Sunday, December 28, 2025

Masters of Manipulation

One of the newer men I talk to after our meeting is in his 40s, recently divorced, and - like most of us when we were new - worried about his future, remorseful over all the mistakes he made while drinking and eager to charge into a new life that he's constructed in his mind.  How often do we see this!  We've made a grand mess of things and we're in a hurry to make up for lost time.  But here's the thing about time: it doesn't really care what you think or what you want.  It's an immutable fact of existence.  It has always been here and it will always be here and it's never going to change.  We can count on time to be reliable.  Sometimes time seems to slow down and sometimes it seems to speed up but that is only our human perception.
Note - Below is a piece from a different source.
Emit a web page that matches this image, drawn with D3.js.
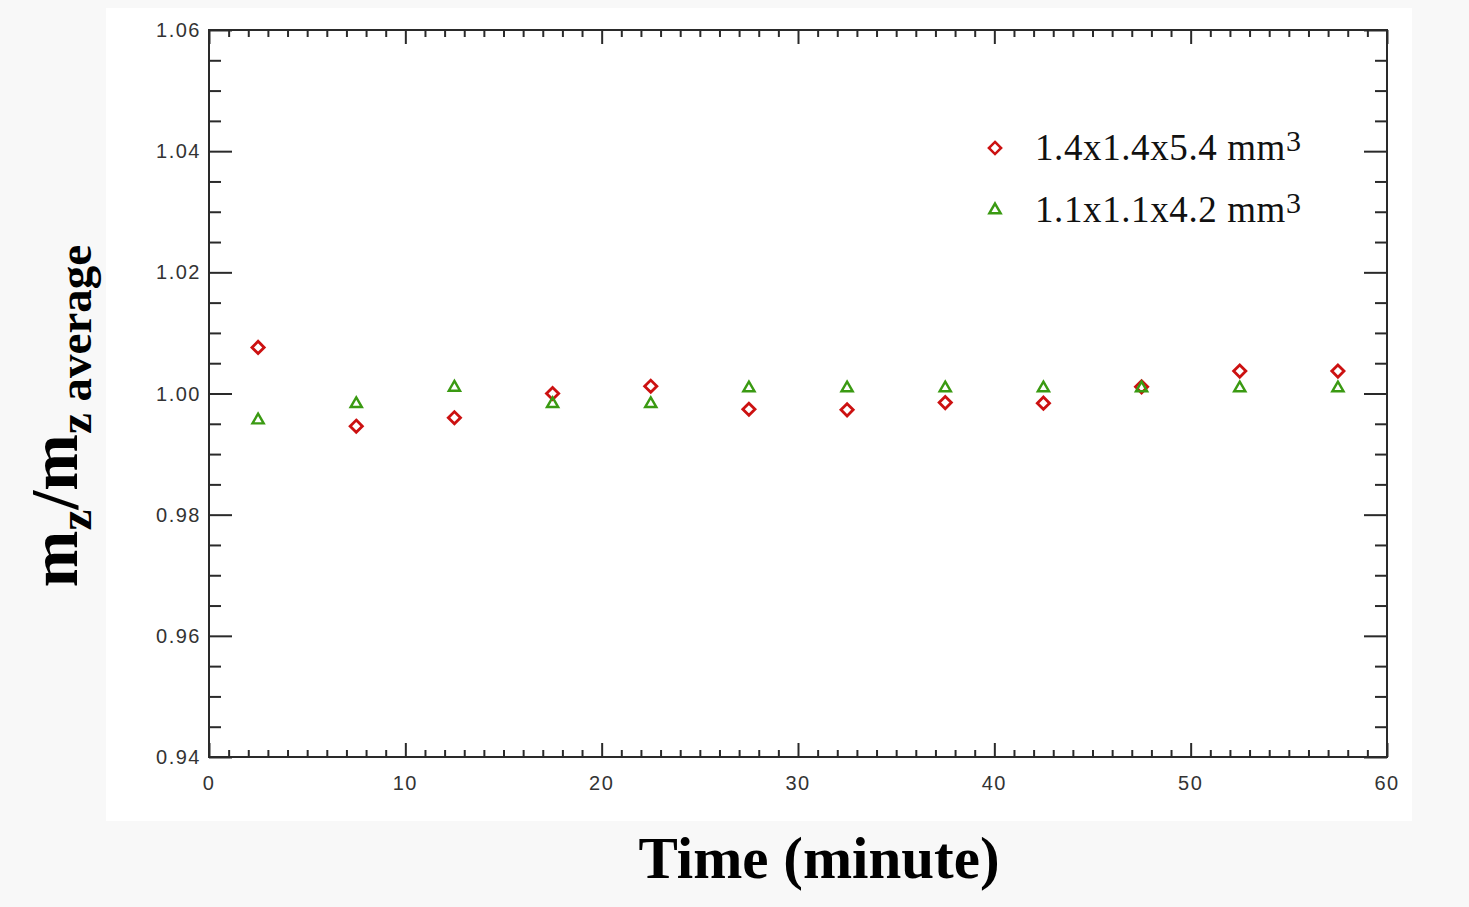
<!DOCTYPE html>
<html>
<head>
<meta charset="utf-8">
<script src="https://cdn.jsdelivr.net/npm/d3@7"></script>
<style>
  html, body { margin: 0; padding: 0; background: #f8f8f8; }
  svg { display: block; }
</style>
</head>
<body>
<div id="chart"></div>
<script>
// time points (minutes)
const times = [2.5, 7.5, 12.5, 17.5, 22.5, 27.5, 32.5, 37.5, 42.5, 47.5, 52.5, 57.5];
// 1.4x1.4x5.4 mm3 voxel
const largeVoxel = [1.0076, 0.9946, 0.9960, 1.0000, 1.0012, 0.9974, 0.9973, 0.9985, 0.9984, 1.0011, 1.0037, 1.0037];
// 1.1x1.1x4.2 mm3 voxel
const smallVoxel = [0.9956, 0.9983, 1.0010, 0.9983, 0.9983, 1.0009, 1.0009, 1.0009, 1.0009, 1.0009, 1.0009, 1.0009];
const xTicks = [0, 10, 20, 30, 40, 50, 60];
const yTicks = [0.94, 0.96, 0.98, 1.00, 1.02, 1.04, 1.06];
const legendLabels = ['1.4x1.4x5.4 mm', '1.1x1.1x4.2 mm'];

const width = 1469;
const height = 907;
const plot = { left: 209, right: 1387, top: 30, bottom: 757 };
const axisColor = '#2a2a2a';
const tickFont = '"Liberation Sans", Arial, sans-serif';
const serif = '"Liberation Serif", "Times New Roman", serif';

const svg = d3.select('#chart').append('svg')
  .attr('width', width)
  .attr('height', height);

// white panel behind the plot
svg.append('rect')
  .attr('x', 106).attr('y', 8)
  .attr('width', 1306).attr('height', 813)
  .attr('fill', '#ffffff');

const x = d3.scaleLinear().domain([0, 60]).range([plot.left, plot.right]);
const y = d3.scaleLinear().domain([0.94, 1.06]).range([plot.bottom, plot.top]);

const drawTicks = (axisGen, tx, ty, len) => {
  svg.append('g')
    .attr('transform', `translate(${tx},${ty})`)
    .call(axisGen.tickSizeInner(-len).tickSizeOuter(0).tickFormat(''))
    .call(g => g.select('.domain').remove())
    .call(g => g.selectAll('line').attr('stroke', axisColor).attr('stroke-width', 2));
};

const xMinor = d3.range(0, 61, 1).filter(v => v % 10 !== 0);
const yMinor = d3.range(0, 25).map(i => 0.94 + i * 0.005).filter((v, i) => i % 4 !== 0);

// inward ticks on all four sides
drawTicks(d3.axisBottom(x).tickValues(xTicks), 0, plot.bottom, 14);
drawTicks(d3.axisBottom(x).tickValues(xMinor), 0, plot.bottom, 7);
drawTicks(d3.axisTop(x).tickValues(xTicks), 0, plot.top, 14);
drawTicks(d3.axisTop(x).tickValues(xMinor), 0, plot.top, 7);
drawTicks(d3.axisLeft(y).tickValues(yTicks), plot.left, 0, 23);
drawTicks(d3.axisLeft(y).tickValues(yMinor), plot.left, 0, 12);
drawTicks(d3.axisRight(y).tickValues(yTicks), plot.right, 0, 23);
drawTicks(d3.axisRight(y).tickValues(yMinor), plot.right, 0, 12);

svg.append('rect')
  .attr('x', plot.left).attr('y', plot.top)
  .attr('width', plot.right - plot.left).attr('height', plot.bottom - plot.top)
  .attr('fill', 'none')
  .attr('stroke', axisColor)
  .attr('stroke-width', 2);

// tick labels
svg.append('g').selectAll('text')
  .data(xTicks)
  .join('text')
  .attr('x', d => x(d))
  .attr('y', plot.bottom + 33)
  .attr('text-anchor', 'middle')
  .attr('font-family', tickFont)
  .attr('font-size', 20)
  .attr('letter-spacing', 1.5)
  .attr('fill', '#333')
  .text(d => d);

svg.append('g').selectAll('text')
  .data(yTicks)
  .join('text')
  .attr('x', plot.left - 8)
  .attr('y', d => y(d) + 7)
  .attr('text-anchor', 'end')
  .attr('font-family', tickFont)
  .attr('font-size', 20)
  .attr('letter-spacing', 1.5)
  .attr('fill', '#333')
  .text(d => d.toFixed(2));

// markers
const redColor = '#cc1111';
const greenColor = '#3a9a12';
const diamond = d3.symbol().type(d3.symbolDiamond2).size(95);
const triangle = d3.symbol().type(d3.symbolTriangle2).size(90);

svg.append('g').selectAll('path')
  .data(times.map((t, i) => ({ t, v: largeVoxel[i] })))
  .join('path')
  .attr('transform', d => `translate(${x(d.t)},${y(d.v)})`)
  .attr('d', diamond)
  .attr('fill', 'none')
  .attr('stroke', redColor)
  .attr('stroke-width', 2.8);

svg.append('g').selectAll('path')
  .data(times.map((t, i) => ({ t, v: smallVoxel[i] })))
  .join('path')
  .attr('transform', d => `translate(${x(d.t)},${y(d.v)})`)
  .attr('d', triangle)
  .attr('fill', 'none')
  .attr('stroke', greenColor)
  .attr('stroke-width', 2.4);

// legend
const legend = svg.append('g');
const legendRows = [
  { label: legendLabels[0], y: 148, symbol: diamond, color: redColor },
  { label: legendLabels[1], y: 210, symbol: triangle, color: greenColor }
];
legendRows.forEach((row) => {
  legend.append('path')
    .attr('transform', `translate(995,${row.y})`)
    .attr('d', row.symbol)
    .attr('fill', 'none')
    .attr('stroke', row.color)
    .attr('stroke-width', 2.5);
  const txt = legend.append('text')
    .attr('x', 1035)
    .attr('y', row.y + 12)
    .attr('font-family', serif)
    .attr('font-size', 37)
    .attr('letter-spacing', 0.6)
    .attr('fill', '#111')
    .text(row.label);
  txt.append('tspan')
    .attr('dy', -9)
    .attr('font-size', 30)
    .text('3');
});

// x axis title
svg.append('text')
  .attr('x', 819)
  .attr('y', 878)
  .attr('text-anchor', 'middle')
  .attr('font-family', serif)
  .attr('font-weight', 'bold')
  .attr('font-size', 59)
  .attr('fill', '#000')
  .text('Time (minute)');

// y axis title
const yTitle = svg.append('text')
  .attr('transform', 'translate(77,416) rotate(-90)')
  .attr('text-anchor', 'middle')
  .attr('font-family', serif)
  .attr('font-weight', 'bold')
  .attr('font-size', 68)
  .attr('fill', '#000');
yTitle.append('tspan').text('m');
yTitle.append('tspan').attr('font-size', 47).attr('dy', 14).text('z');
yTitle.append('tspan').attr('dy', -14).text('/m');
yTitle.append('tspan').attr('font-size', 47).attr('dy', 14).text('z average');
</script>
</body>
</html>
My friend is/was in a relationship that he values but things have hit a snag.  His girlfriend has pulled back and he's understandably finding this very frustrating and worrisome.  I see the same behavior over and over in people who want something and are determined to manipulate events so that it works out the way they want it to work out.  Sometimes we behave consciously and sometimes our motives are hidden under thick layers of self-justification.  We're masters of this kind of behavior: we wheedle and whine and try to get our way by making our target feel sorry for us and react out of guilt; we drive forward forcefully and try to overpower our target to get them to do what we want; we practice passive-aggressive behavior, a masterful, subtle, and powerful skill that alcoholics have honed into a razor-sharp technique; we get pissed off and slam doors shut for good, forever, unwilling to wait patiently to see how things play out, to allow our target to work through their issues.  We do all of this stuff.  What we have trouble doing is to act with patience and consideration, to put the needs of the other person ahead of our own.

God, grant me the serenity to accept the things I cannot change,
The courage to change the things I can,
And the wisdom to know the difference.